Growth opportunities abound. The global economic turmoil has presented Olam with organic and inorganic growth opportunities. The group has been expanding its market share at the expense of weaker competitors who have been ousted as a result of the credit crunch and economic downturn. At the same time, distressed assets have emerged following the financial meltdown, presenting the group with M&A opportunities. Management has articulated its interest to pursue bite-sized acquisitions, but remains cautious to contain its gearing levels.
But gearing is relatively high. Olam's key weakness, in our view, is its high gearing ratio. It is more heavily geared than its peers, with total debt to equity ratio of 4.67x, substantially higher than its peers, whose gearing ratios range from 0.48x to 1.38x. Even after adjusting for its hedged inventories and receivables, gearing remains above that of its peers'. The group's reliance on debt could pose refinancing risks in the event of a protracted credit crunch. Rising interest costs could also erode profit margins should the group find itself unable to pass on these higher costs to its customers.

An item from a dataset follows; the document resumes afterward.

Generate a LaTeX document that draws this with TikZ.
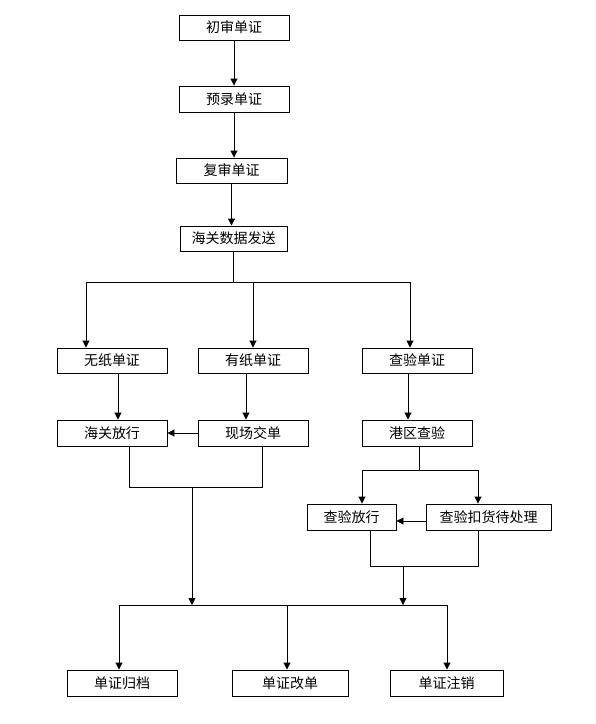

Valuations near historical trough; initiate with BUY. The equity market meltdown has brought Olam down to its trough valuations. We see value is emerging at current levels although the volatility could persist in the near term. Olam's key investment merit lies in its resilient earnings growth profile against a climate of earnings contraction. We initiate coverage on the stock with a BUY rating and S$1.37 fair value estimate based on 10x FY10 PER. Key risks include high gearing, counter-party risk, and dilution risk from its convertible bonds.